Ich glaube Diskussionen über den juristischen Begriff der Zugehörigkeit bringen uns in diesem Punkt nicht weiter – ich finde sie geradezu lächerlich. Ich finde schon, dass man es darauf runterbrechen kann, „Achtung neben denen geh ich nicht ins Stadion bzw. vom Stadion zurück, sonst werde ich mitverurteilt- obwohl ich ja gar nichts gemacht habe, denn es ist ja völlig egal, ob die mir etwas nachweisen können oder nicht…“
Auch die „Zugehörigkeit“ zu der Fangruppe Schickeria in Form vielleicht einer Vereinsmitgliedschaft, darf kein Grund für eine solche Entscheidung sein. Ist die Schickeria kriminell, ausländerfeindlich, generell gewalttätig oder verfassungswidrig?
Ist sie die SRP oder KPD des FCB?
Wenn ja bitte verbieten oder ermitteln. Wenn sich dafür keinerlei Anhaltspunkte finden lassen (ich glaubs mal, weiß es aber nicht), darf dies auch kein Grund sein, jemanden zu verurteilen.
Es kann nur ein Grund sein, wenn generell dazu übergegangen wird, wie es ja in dem Urteil anklingt, dass der FCB Herr im Haus ist, Hausrecht hat oder so und deshalb nur er entscheiden darf, wer ins Stadion kommt. Natürlich könnte man jetzt argumentieren, dass es das gute Recht des FCBs ist, bzw. generell jedes Fußballvereins in Deutschland, per Hausrecht zu Verfügen, wer ins Stadion darf und wer nicht. Allerdings wird der deutsche Profifussball massiv vom Steuerzahler gefördert – Finanzierung von Polizeieinsätzen, Sponsoring durch halbstaatliche Unternehmen, Förderung des Stadionausbaus in Deutschland usw…und deshalb darf er das NICHT – so ist meine persönliche Einschätzung.
Mein persönliches Fazit ist: Fans, denen keine Straftat im Zusammenhang mit einem Stadionbesuch nachgewiesen werden kann (und dazu gehört denke ich Einstellung des Verfahrens durch die Staatsanwaltschaft), egal ob jetzt aktuell oder früher, darf man nicht mit einem Stadionverbot belegen.
Und jetzt sind wir mal gespannt, was das BVerfG macht.

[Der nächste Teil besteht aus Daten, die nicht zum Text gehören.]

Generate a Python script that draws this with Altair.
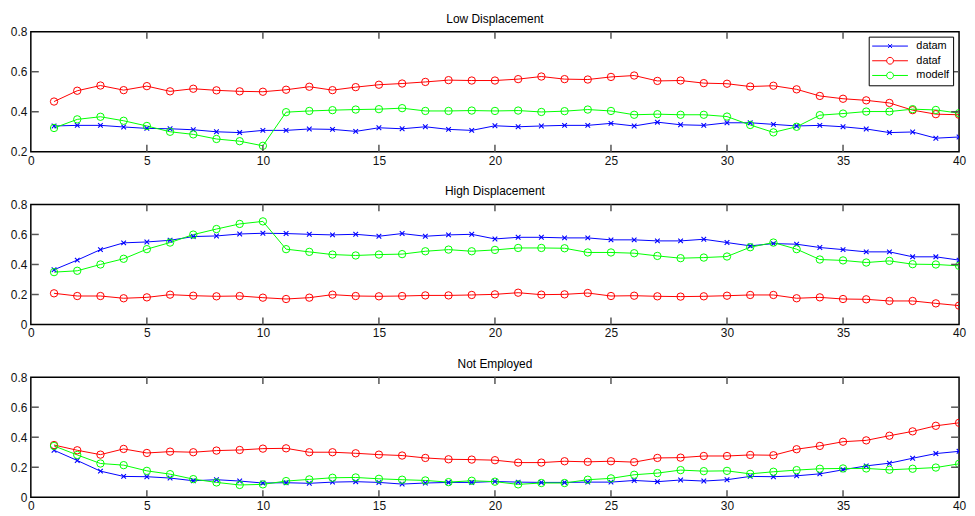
import altair as alt
import pandas as pd

X = list(range(1, 41))
SERIES = ["datam", "dataf", "modelf"]
COLORS = ["#0000ff", "#ff0000", "#00ff00"]
TITLES = ["Low Displacement", "High Displacement", "Not Employed"]
X_TICKS = [0, 5, 10, 15, 20, 25, 30, 35, 40]
Y_TICKS_TOP = [0.2, 0.4, 0.6, 0.8]
Y_TICKS = [0, 0.2, 0.4, 0.6, 0.8]

low_datam = [0.329, 0.332, 0.332, 0.324, 0.317, 0.315, 0.310, 0.300, 0.296, 0.307,
             0.307, 0.314, 0.312, 0.302, 0.320, 0.315, 0.325, 0.312, 0.307, 0.330,
             0.325, 0.329, 0.332, 0.332, 0.342, 0.329, 0.348, 0.335, 0.332, 0.345,
             0.345, 0.337, 0.329, 0.332, 0.325, 0.314, 0.296, 0.299, 0.268, 0.274]
low_dataf = [0.451, 0.505, 0.531, 0.508, 0.528, 0.502, 0.515, 0.507, 0.502, 0.500,
             0.510, 0.525, 0.508, 0.523, 0.535, 0.541, 0.549, 0.558, 0.556, 0.556,
             0.563, 0.576, 0.563, 0.561, 0.574, 0.581, 0.554, 0.556, 0.543, 0.540,
             0.526, 0.530, 0.512, 0.479, 0.465, 0.457, 0.444, 0.408, 0.388, 0.385]
low_modelf = [0.319, 0.362, 0.375, 0.355, 0.329, 0.300, 0.287, 0.264, 0.253, 0.230,
              0.398, 0.404, 0.408, 0.411, 0.413, 0.418, 0.404, 0.404, 0.406, 0.404,
              0.406, 0.399, 0.403, 0.411, 0.404, 0.385, 0.388, 0.385, 0.385, 0.376,
              0.334, 0.297, 0.325, 0.383, 0.391, 0.401, 0.401, 0.413, 0.409, 0.393]

high_datam = [0.365, 0.429, 0.499, 0.544, 0.550, 0.561, 0.586, 0.590, 0.603, 0.608,
              0.606, 0.601, 0.597, 0.601, 0.588, 0.606, 0.588, 0.597, 0.601, 0.570,
              0.581, 0.581, 0.577, 0.577, 0.564, 0.564, 0.557, 0.557, 0.568, 0.546,
              0.524, 0.539, 0.535, 0.513, 0.499, 0.484, 0.484, 0.451, 0.451, 0.429]
high_dataf = [0.208, 0.190, 0.190, 0.175, 0.181, 0.199, 0.192, 0.188, 0.190, 0.179,
              0.170, 0.179, 0.199, 0.190, 0.188, 0.190, 0.194, 0.194, 0.197, 0.201,
              0.212, 0.199, 0.201, 0.210, 0.190, 0.192, 0.188, 0.186, 0.188, 0.192,
              0.197, 0.197, 0.175, 0.181, 0.170, 0.168, 0.157, 0.157, 0.141, 0.126]
high_modelf = [0.349, 0.358, 0.400, 0.438, 0.502, 0.546, 0.599, 0.636, 0.670, 0.687,
               0.502, 0.484, 0.466, 0.460, 0.466, 0.469, 0.488, 0.499, 0.488, 0.497,
               0.510, 0.510, 0.508, 0.480, 0.480, 0.475, 0.457, 0.442, 0.446, 0.453,
               0.515, 0.546, 0.502, 0.433, 0.427, 0.413, 0.424, 0.402, 0.400, 0.391]

ne_datam = [0.313, 0.245, 0.174, 0.139, 0.137, 0.128, 0.110, 0.117, 0.108, 0.095,
            0.097, 0.093, 0.101, 0.104, 0.099, 0.088, 0.095, 0.099, 0.099, 0.105,
            0.101, 0.099, 0.099, 0.101, 0.101, 0.112, 0.104, 0.115, 0.108, 0.117,
            0.139, 0.137, 0.143, 0.156, 0.183, 0.209, 0.227, 0.260, 0.291, 0.306]
ne_dataf = [0.348, 0.313, 0.284, 0.322, 0.295, 0.304, 0.300, 0.311, 0.315, 0.324,
            0.326, 0.300, 0.300, 0.293, 0.284, 0.278, 0.262, 0.253, 0.251, 0.247,
            0.231, 0.231, 0.240, 0.236, 0.240, 0.234, 0.262, 0.264, 0.275, 0.275,
            0.282, 0.280, 0.320, 0.342, 0.370, 0.379, 0.410, 0.439, 0.476, 0.496]
ne_modelf = [0.342, 0.282, 0.225, 0.214, 0.176, 0.154, 0.121, 0.099, 0.082, 0.086,
             0.108, 0.119, 0.130, 0.132, 0.123, 0.117, 0.112, 0.101, 0.110, 0.104,
             0.086, 0.095, 0.095, 0.117, 0.126, 0.150, 0.161, 0.181, 0.174, 0.176,
             0.156, 0.170, 0.181, 0.190, 0.192, 0.192, 0.183, 0.190, 0.198, 0.223]

W, H = 935, 121
FONT = "Liberation Sans"
X_MARK = "M-1,-1L1,1M-1,1L1,-1"
LEG_X = "M-1,0L1,0M-0.11,-0.11L0.11,0.11M-0.11,0.11L0.11,-0.11"
LEG_O = ("M-1,0L-0.19,0M0.19,0L1,0M0.19,0A0.19,0.19,0,1,1,-0.19,0"
         "A0.19,0.19,0,1,1,0.19,0")


def panel(title, datam, dataf, modelf, ymin, yticks, show_legend):
    rows = []
    for name, vals in zip(SERIES, [datam, dataf, modelf]):
        for xv, v in zip(X, vals):
            rows.append({"x": xv, "value": v, "series": name})
    df = pd.DataFrame(rows)
    xs = alt.Scale(domain=[0, 40], nice=False, zero=False)
    ys = alt.Scale(domain=[ymin, 0.8], nice=False, zero=False)
    cscale = alt.Scale(domain=SERIES, range=COLORS)
    xaxis = alt.Axis(values=X_TICKS, title=None, labelPadding=3.5, labelFlush=False,
                     labelExpr="format(datum.value, 'd')")
    yaxis = alt.Axis(values=yticks, title=None, labelPadding=4, labelFlush=False,
                     labelExpr="datum.value == 0 ? '0' : format(datum.value, '.1f')")
    base = alt.Chart(df)
    xe = alt.X("x:Q", scale=xs, axis=xaxis)
    ye = alt.Y("value:Q", scale=ys, axis=yaxis)
    if show_legend:
        color = alt.Color("series:N", scale=cscale)
    else:
        color = alt.Color("series:N", scale=cscale, legend=None)

    lines = base.mark_line(strokeWidth=1, clip=True).encode(
        x=xe, y=ye, color=color, order="x:Q")
    crosses = base.transform_filter("datum.series == 'datam'").mark_point(
        shape=X_MARK, size=22, filled=False, strokeWidth=1.1, opacity=1, clip=True
    ).encode(x=xe, y=ye, color=color)
    circles = base.transform_filter("datum.series != 'datam'").mark_point(
        shape="circle", size=55, filled=False, strokeWidth=1, opacity=1, clip=True
    ).encode(x=xe, y=ye, color=color)

    xt = pd.DataFrame({"t": X_TICKS[1:-1]})
    yt = pd.DataFrame({"t": yticks[1:-1]})
    tick_color = "#555555"
    xte = alt.X("t:Q", scale=xs, axis=xaxis)
    yte = alt.Y("t:Q", scale=ys, axis=yaxis)
    xtb = alt.Chart(xt).mark_rule(color=tick_color, strokeWidth=1.5).encode(
        x=xte, y=alt.value(H - 7), y2=alt.value(H))
    xtt = alt.Chart(xt).mark_rule(color=tick_color, strokeWidth=1.5).encode(
        x=xte, y=alt.value(0), y2=alt.value(7))
    ytl = alt.Chart(yt).mark_rule(color=tick_color, strokeWidth=1.5).encode(
        y=yte, x=alt.value(0), x2=alt.value(8))
    ytr = alt.Chart(yt).mark_rule(color=tick_color, strokeWidth=1.5).encode(
        y=yte, x=alt.value(W - 8), x2=alt.value(W))

    layers = [lines, crosses, circles, xtb, xtt, ytl, ytr]
    if show_legend:
        leg = alt.Legend(
            title=None, orient="none", legendX=844, legendY=5,
            strokeColor="black", fillColor="white", padding=3,
            symbolSize=1296, symbolStrokeWidth=1, symbolOpacity=1,
            clipHeight=13, rowPadding=1.8,
            labelFontSize=11, labelFont=FONT, labelColor="black",
            labelOffset=8, cornerRadius=0,
        )
        legend_layer = base.transform_filter("false").mark_point(
            filled=False, strokeWidth=1
        ).encode(
            x=xe, y=ye,
            color=alt.Color("series:N", scale=cscale, legend=leg),
            shape=alt.Shape("series:N",
                            scale=alt.Scale(domain=SERIES, range=[LEG_X, LEG_O, LEG_O]),
                            legend=leg),
        )
        layers.append(legend_layer)

    return alt.layer(*layers).properties(
        width=W, height=H,
        title=alt.TitleParams(title, fontSize=12, fontWeight="normal", font=FONT,
                              color="black", anchor="middle", offset=0),
    )


p1 = panel(TITLES[0], low_datam, low_dataf, low_modelf, 0.2, Y_TICKS_TOP, True)
p2 = panel(TITLES[1], high_datam, high_dataf, high_modelf, 0, Y_TICKS, False)
p3 = panel(TITLES[2], ne_datam, ne_dataf, ne_modelf, 0, Y_TICKS, False)

chart = alt.vconcat(p1, p2, p3, spacing=17).resolve_scale(
    color="independent", shape="independent", x="independent", y="independent"
).resolve_legend(color="independent", shape="independent").properties(
    padding={"left": 1, "top": 2, "right": 0, "bottom": 0},
    background="white",
).configure_view(
    stroke="black", strokeWidth=1.5
).configure_axis(
    ticks=False, domain=False, grid=False, labelFont=FONT, labelFontSize=12,
    labelColor="#111111", labelFlush=False
)

chart.save("out.html", embed_options={"renderer": "svg", "actions": False})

P.S. Ich hoffe diese Zeilen waren nicht zu schwammig, denn ich habe leider weder Jura, noch Journalismus noch Stadionsrecht studiert und fühle mich diesen Studenten gegenüber auch nicht zugehörig 🙂

17 12 2009
Oliver Fritsch

Beate Merk steht wohl ziemlich alleine da, nicht mal Parteifreunde unterstützen sie.

18 12 2009
fabischmidt

Das Bundes-Sportschutzgesetz fordert für einige evtl. zu viel auf einmal.

20 01 2010
fabischmidt

siehe Nachtrag 20.1.: Hab heut passend zum Doping-Thema zwei Meldungen in der SZ gelesen. Gute Mittel gegen den Betrug sind meiner Meinung nach die Athletenerklärung, die die Olympia-TeilneherInnen unterschrieben haben und sie somit finanziellen Sanktionen im Dopingfall unterwerfen. Und zudem plant die Welt-Anti-Doping-Agentur (Wada) einen neuen Anti-Doping-Code für 2015, mal gucken, was da noch kommt. Zudem ist bei Interpol ein Offizier berufen worden, der der Wada im Kampf gegen Dopinghändlerringe helfen soll.